The upgraded CCNP midlevel Cisco certification now incorporates VoIP, security and wireless to boost converged network skills among enterprise professionals.

Cisco Systems is keeping pace with the growing popularity of VoIP and converged networks by building new skill sets into its midlevel certification program.

Cisco has expanded its CCNP (Cisco Certified Network Professional) program -- its second-most-popular program behind CCIE (Cisco Certified Internetworking Expert) -- so that it extends beyond just core routing and switching. The certification now encompasses applications such as voice, wireless and security.

"The program used to emphasize routing and switching, so the major change is in recognition of a broader set of solutions: security, voice and wireless," said Don Field, director of certifications at Cisco. "We have significantly increased the content in those three areas because that's the way companies are buying, or will buy, our product. Having individuals with skills in those areas, plus switching and routing, will help enterprises … to have [network professionals] who can design, troubleshoot, etc., a converged network."

While adding training in areas including converged networks, quality of service, virtual private networks, and broadband technologies, the CCNP program will continue to maintain its focus on the advanced skills required to manage the routers and switches that form the network core. The CCNP integrates next-generation Cisco Integrated Services Routers, engineered to provide wire-speed delivery of concurrent data, voice, video and wireless services with optimized security.

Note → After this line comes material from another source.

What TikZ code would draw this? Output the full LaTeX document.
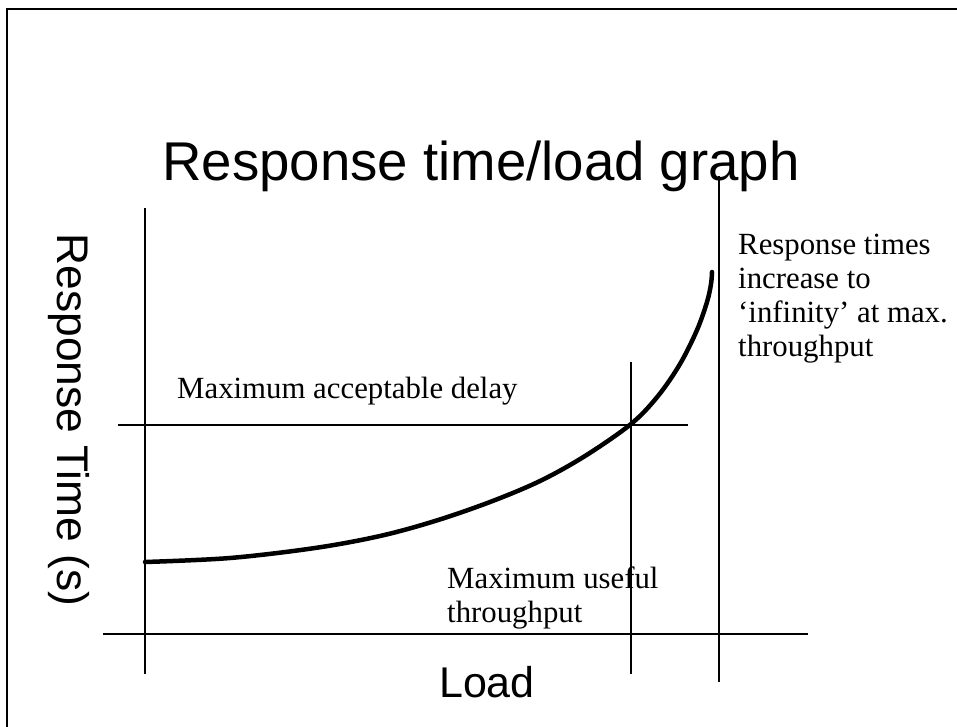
\documentclass[tikz,border=0pt]{standalone}
\usepackage{fontspec}
\setmainfont{Liberation Serif}
\newfontfamily\arialfont{Liberation Sans}
\begin{document}
\begin{tikzpicture}[x=1pt,y=-1pt,
  guide/.style={line width=1.3pt},
  frameline/.style={line width=2.6pt},
  curveline/.style={line width=4.5pt,line cap=round,line join=round},
  headtext/.style={font=\arialfont\fontsize{54.6}{60}\selectfont,inner sep=0pt,anchor=base},
  axistext/.style={font=\arialfont\fontsize{43}{48}\selectfont,inner sep=0pt,anchor=base},
  notetext/.style={font=\fontsize{30.8}{34}\selectfont,inner sep=0pt,anchor=base west,align=left}]
\useasboundingbox (0,0) rectangle (957,727);

% slide frame
\draw[frameline] (7,740) -- (7,9) -- (970,9);

% axes and guide lines
\coordinate (yaxisT) at (145,208);
\coordinate (yaxisB) at (145,674);
\coordinate (xaxisL) at (103,634);
\coordinate (xaxisR) at (808,634);
\coordinate (delayL) at (118,425);
\coordinate (delayR) at (688,425);
\coordinate (usefulT) at (631,362);
\coordinate (usefulB) at (631,674);
\coordinate (maxT) at (719,176);
\coordinate (maxB) at (719,682);
\draw[guide] (yaxisT) -- (yaxisB);
\draw[guide] (xaxisL) -- (xaxisR);
\draw[guide] (delayL) -- (delayR);
\draw[guide] (usefulT) -- (usefulB);
\draw[guide] (maxT) -- (maxB);

% response time curve
\draw[curveline] plot[smooth,tension=0.55] coordinates {
  (145,562) (230,558) (315,548) (380,536) (435,521) (490,502) (540,481)
  (585,456) (631,424) (658,396) (680,364) (697,330) (707,302) (711,284) (712,272)};

% texts (multi-line notes are placed by the baseline of their last line;
% the y axis points down here, so rotate=-90 turns the label clockwise)
\node[headtext] (title) at (481,181) {Response time/load graph};
\node[axistext] (xlabel) at (487,697) {Load};
\node[axistext,rotate=-90,font=\arialfont\fontsize{44.3}{48}\selectfont] (ylabel) at (57,420) {Response Time (s)};
\node[notetext] (delay) at (177,398) {Maximum acceptable delay};
\node[notetext] (useful) at (447,622) {Maximum useful\\throughput};
\node[notetext] (infinity) at (738,356) {Response times\\increase to\\‘infinity’ at max.\\throughput};
\end{tikzpicture}
\end{document}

A CCNP certification now validates that a network professional has the ability to install, configure and troubleshoot converged local and wide area networks.

The program expansion is important because it reduces the "implementation risk" associated with a lack of available skills, according to Cushing Anderson, Framingham, Mass.-based IDC's program director of learning, consulting and systems integration.

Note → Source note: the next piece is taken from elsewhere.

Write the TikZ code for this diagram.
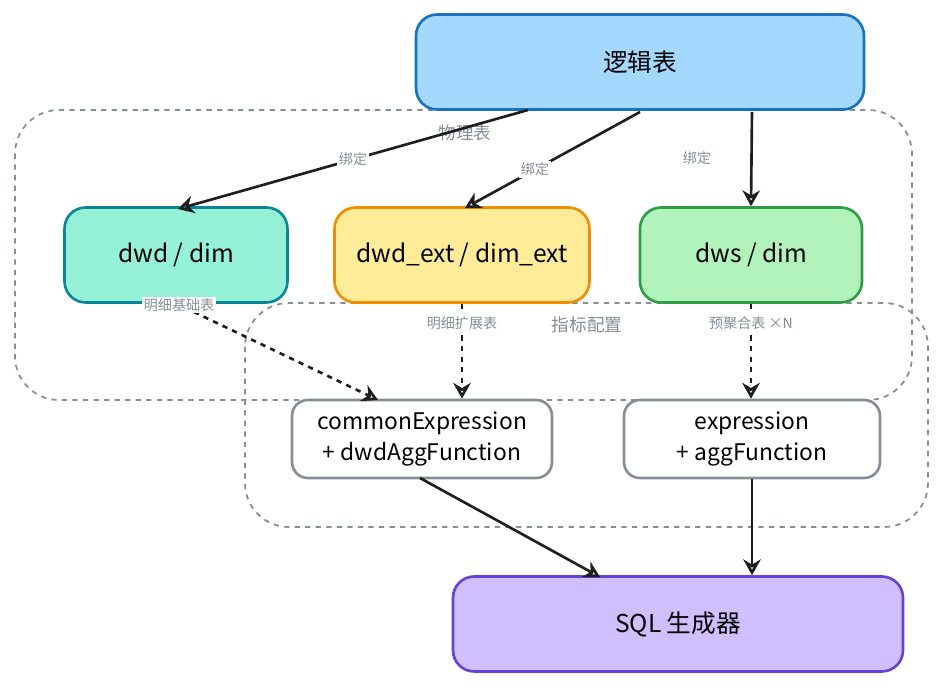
\documentclass[tikz,border=0pt]{standalone}
\usepackage{fontspec}
\setmainfont{Noto Sans CJK SC}
\usetikzlibrary{arrows.meta}

\definecolor{bluefill}{HTML}{A5D8FF}\definecolor{blueline}{HTML}{1971C2}
\definecolor{tealfill}{HTML}{96F2D7}\definecolor{tealline}{HTML}{0C8599}
\definecolor{yellowfill}{HTML}{FFEC99}\definecolor{yellowline}{HTML}{F08C00}
\definecolor{greenfill}{HTML}{B2F2BB}\definecolor{greenline}{HTML}{2F9E44}
\definecolor{violetfill}{HTML}{D0BFFF}\definecolor{violetline}{HTML}{6741D9}
\definecolor{greyline}{HTML}{868E96}
\definecolor{ink}{HTML}{1E1E1E}

\tikzset{
  box/.style={draw, line width=1.5pt, rounded corners=12pt, font=\fontsize{14}{17}\selectfont, align=center, inner sep=0pt},
  exprbox/.style={draw=greyline, fill=white, line width=1.5pt, rounded corners=9pt, font=\fontsize{13}{18}\selectfont, align=center, inner sep=0pt},
  group/.style={draw=greyline, dashed, line width=1pt, rounded corners=25pt},
  grouplabel/.style={text=greyline, fill=white, inner sep=1pt, font=\fontsize{10}{12}\selectfont},
  edgelabel/.style={text=greyline, fill=white, inner sep=1pt, font=\fontsize{8}{10}\selectfont},
  link/.style={draw=ink, line width=1.5pt, -{Stealth[length=9pt,width=10pt,open]}},
  feed/.style={link, dashed},
}

\begin{document}
\begin{tikzpicture}[x=0.02cm,y=-0.02cm]
\useasboundingbox (0,0) rectangle (944,688);

% groups
\draw[group] (15,110) rectangle (912,400);
\draw[group] (245,303) rectangle (928,527);
\node[grouplabel] (physlabel) at (465,133) {物理表};
\node[grouplabel] (metriclabel) at (587,325) {指标配置};

% boxes
\node[box, fill=bluefill, draw=blueline, minimum width=8.96cm, minimum height=1.9cm] (logic) at (640,62) {逻辑表};
\node[box, fill=tealfill, draw=tealline, minimum width=4.46cm, minimum height=1.9cm] (dwd) at (176,255) {dwd / dim};
\node[box, fill=yellowfill, draw=yellowline, minimum width=5.1cm, minimum height=1.9cm] (dwdext) at (462,255) {dwd\_ext / dim\_ext};
\node[box, fill=greenfill, draw=greenline, minimum width=4.44cm, minimum height=1.9cm] (dws) at (751,255) {dws / dim};
\node[exprbox, minimum width=5.2cm, minimum height=1.56cm] (common) at (422,439) {commonExpression\\+ dwdAggFunction};
\node[exprbox, minimum width=5.12cm, minimum height=1.56cm] (expr) at (752,439) {expression\\+ aggFunction};
\node[box, fill=violetfill, draw=violetline, minimum width=9cm, minimum height=1.9cm] (sql) at (678,624) {SQL 生成器};

% connectors
\coordinate (l1) at (528,110);
\coordinate (l2) at (640,112);
\coordinate (l3) at (752,112);
\draw[link] (l1) -- (178,209) node[pos=0.5, edgelabel] {绑定};
\draw[link] (l2) -- (465,208) node[pos=0.6, edgelabel] {绑定};
\draw[link] (l3) -- (dws.north) ;
\node[edgelabel] (bind3) at (697,158) {绑定};

\draw[feed] (175,303) -- (378,400) node[pos=0.02, edgelabel] {明细基础表};
\draw[feed] (dwdext.south) -- (common.north -| dwdext.south) node[pos=0.2, edgelabel] {明细扩展表};
\draw[feed] (dws.south) -- (expr.north -| dws.south) node[pos=0.2, edgelabel] {预聚合表 ×N};

\draw[link] (420,478) -- (600,577);
\draw[link] (expr.south) -- (sql.north -| expr.south);
\end{tikzpicture}
\end{document}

"The best predictor of project success is project team skill," Anderson said. "So Cisco is reasonable in assuming that the more networking professionals who are skilled in VoIP or wireless or security, the more quickly technologies like VoIP will be adopted."

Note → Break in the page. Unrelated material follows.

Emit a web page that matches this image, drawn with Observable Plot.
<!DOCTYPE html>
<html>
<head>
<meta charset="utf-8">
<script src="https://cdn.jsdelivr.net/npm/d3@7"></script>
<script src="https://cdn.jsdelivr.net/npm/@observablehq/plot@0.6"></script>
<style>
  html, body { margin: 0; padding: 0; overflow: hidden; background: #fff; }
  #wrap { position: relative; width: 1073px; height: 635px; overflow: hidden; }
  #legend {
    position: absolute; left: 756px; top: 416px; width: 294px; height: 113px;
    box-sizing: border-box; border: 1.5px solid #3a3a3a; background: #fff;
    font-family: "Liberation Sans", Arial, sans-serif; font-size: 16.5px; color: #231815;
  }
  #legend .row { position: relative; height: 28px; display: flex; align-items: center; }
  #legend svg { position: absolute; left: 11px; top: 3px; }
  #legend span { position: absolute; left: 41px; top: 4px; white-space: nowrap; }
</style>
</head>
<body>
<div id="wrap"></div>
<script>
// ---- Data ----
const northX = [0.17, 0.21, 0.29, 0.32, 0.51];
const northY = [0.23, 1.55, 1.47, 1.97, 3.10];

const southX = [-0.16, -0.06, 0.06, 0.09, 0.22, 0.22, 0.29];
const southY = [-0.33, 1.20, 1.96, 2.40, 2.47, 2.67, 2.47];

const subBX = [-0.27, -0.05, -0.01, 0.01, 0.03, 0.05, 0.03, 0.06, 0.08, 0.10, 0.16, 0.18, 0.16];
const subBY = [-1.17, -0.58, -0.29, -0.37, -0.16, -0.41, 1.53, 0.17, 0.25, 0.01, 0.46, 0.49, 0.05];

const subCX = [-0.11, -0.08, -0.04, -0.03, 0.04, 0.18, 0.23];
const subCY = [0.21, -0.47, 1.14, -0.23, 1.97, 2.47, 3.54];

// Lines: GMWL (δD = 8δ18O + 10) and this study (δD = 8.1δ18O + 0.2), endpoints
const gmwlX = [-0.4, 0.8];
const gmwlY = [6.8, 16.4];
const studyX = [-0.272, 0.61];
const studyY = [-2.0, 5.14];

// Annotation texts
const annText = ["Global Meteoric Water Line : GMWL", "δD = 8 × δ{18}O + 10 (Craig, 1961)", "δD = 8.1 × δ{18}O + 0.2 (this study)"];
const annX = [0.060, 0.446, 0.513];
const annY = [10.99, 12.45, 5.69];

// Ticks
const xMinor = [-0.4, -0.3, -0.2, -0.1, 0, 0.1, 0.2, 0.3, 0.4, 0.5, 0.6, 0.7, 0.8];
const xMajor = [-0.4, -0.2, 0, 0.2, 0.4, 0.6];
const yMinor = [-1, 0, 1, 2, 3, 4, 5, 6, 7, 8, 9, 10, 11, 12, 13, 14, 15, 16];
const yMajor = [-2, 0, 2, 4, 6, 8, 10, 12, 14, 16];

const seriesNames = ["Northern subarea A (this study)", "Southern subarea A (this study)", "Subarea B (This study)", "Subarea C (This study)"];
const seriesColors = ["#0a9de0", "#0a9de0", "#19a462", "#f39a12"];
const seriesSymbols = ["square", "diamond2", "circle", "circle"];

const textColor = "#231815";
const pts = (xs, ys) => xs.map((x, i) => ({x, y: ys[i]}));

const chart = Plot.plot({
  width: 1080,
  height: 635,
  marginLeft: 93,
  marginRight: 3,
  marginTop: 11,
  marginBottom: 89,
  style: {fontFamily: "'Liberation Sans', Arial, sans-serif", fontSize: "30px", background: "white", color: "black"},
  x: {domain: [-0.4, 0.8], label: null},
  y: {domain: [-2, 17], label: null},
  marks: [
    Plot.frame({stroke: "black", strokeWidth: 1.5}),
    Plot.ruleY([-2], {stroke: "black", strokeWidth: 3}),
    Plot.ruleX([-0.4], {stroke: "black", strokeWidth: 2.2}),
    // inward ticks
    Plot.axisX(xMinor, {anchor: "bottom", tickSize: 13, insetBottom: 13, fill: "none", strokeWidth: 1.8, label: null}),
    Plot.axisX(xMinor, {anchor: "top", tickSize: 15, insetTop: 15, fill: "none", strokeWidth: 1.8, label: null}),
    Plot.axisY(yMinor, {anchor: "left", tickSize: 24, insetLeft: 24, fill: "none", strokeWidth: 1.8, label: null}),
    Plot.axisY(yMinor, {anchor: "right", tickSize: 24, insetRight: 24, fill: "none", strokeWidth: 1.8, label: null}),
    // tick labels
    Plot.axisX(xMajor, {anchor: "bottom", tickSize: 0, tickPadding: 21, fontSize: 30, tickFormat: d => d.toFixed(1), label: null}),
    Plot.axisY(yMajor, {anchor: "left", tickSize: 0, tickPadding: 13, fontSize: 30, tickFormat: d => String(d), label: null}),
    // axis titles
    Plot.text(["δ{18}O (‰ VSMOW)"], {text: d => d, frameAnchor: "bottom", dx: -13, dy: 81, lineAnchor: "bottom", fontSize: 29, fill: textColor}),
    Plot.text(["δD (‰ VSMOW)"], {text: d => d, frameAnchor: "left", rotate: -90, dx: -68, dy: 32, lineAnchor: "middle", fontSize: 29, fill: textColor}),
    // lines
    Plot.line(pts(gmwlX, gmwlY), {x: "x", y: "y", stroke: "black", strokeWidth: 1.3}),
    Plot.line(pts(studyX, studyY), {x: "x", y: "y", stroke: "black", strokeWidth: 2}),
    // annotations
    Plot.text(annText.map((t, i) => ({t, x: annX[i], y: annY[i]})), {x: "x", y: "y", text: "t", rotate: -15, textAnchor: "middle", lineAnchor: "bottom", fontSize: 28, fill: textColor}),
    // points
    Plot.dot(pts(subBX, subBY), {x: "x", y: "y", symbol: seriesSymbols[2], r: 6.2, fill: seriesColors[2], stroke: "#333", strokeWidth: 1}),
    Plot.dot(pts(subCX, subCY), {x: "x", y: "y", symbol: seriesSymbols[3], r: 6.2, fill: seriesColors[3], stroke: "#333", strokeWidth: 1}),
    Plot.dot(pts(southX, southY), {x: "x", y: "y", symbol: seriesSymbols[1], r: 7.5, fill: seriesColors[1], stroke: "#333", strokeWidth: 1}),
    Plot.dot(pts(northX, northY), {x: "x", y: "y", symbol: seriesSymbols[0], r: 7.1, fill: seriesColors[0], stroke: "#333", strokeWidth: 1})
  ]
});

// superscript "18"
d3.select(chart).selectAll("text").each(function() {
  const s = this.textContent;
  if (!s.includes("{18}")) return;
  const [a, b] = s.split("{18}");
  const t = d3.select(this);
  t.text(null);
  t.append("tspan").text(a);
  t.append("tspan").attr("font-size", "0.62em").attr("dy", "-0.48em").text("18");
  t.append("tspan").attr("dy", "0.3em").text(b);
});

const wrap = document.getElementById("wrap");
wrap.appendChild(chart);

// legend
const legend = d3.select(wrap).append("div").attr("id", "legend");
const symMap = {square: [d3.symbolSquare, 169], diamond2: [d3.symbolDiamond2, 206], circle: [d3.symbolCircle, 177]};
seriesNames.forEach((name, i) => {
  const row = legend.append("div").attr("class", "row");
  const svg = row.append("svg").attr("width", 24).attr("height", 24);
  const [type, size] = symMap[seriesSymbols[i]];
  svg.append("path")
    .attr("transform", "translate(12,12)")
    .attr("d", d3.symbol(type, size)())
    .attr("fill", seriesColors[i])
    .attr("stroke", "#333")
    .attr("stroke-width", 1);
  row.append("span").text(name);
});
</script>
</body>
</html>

IDC assumes that convergence is a permanent phenomenon and that it will be increasingly adopted during the next decade. The company predicts that by 2009 there will be 1.5 billion users of the Internet, 3 billion users of the phone network, and 2.5 billion mobile phone users. "The overlap among these users will be massive," Anderson said.

Also, IDC anticipates that the number of IP telephones activated will triple between 2006 and 2010. And the number of IP PBXs shipped will double in the same period.

"Convergence impacts many levels of the IT infrastructure -- convergence of the telephone network and the Internet; of consumer and enterprise technologies; and even of storage, routing and processing in the data center," Anderson said. "Convergence of voice, video and data communications is probably the most dramatic."

The CCNP course and exam now include:

  • BCMSN (642-812) Campus Switch Networks Wireless LAN
  • BSCI (642-901) Routing Protocols at Campus Edge
  • ISCW (642-825) Implementing Secure Converged WANs
  • ONT (642-845) Optimized Converged Cisco Networks

CCNP integrates VoIP, wireless and security evenly into the converged network certification, but Cisco also offers specific certification training for network professionals wanting to delve deeper into individual convergence technologies.

"Even though it's very exciting to have a significant increase in VoIP, security and wireless content in a certification as popular as CCNP," Field said, "we also have even more that we can offer in each of those areas."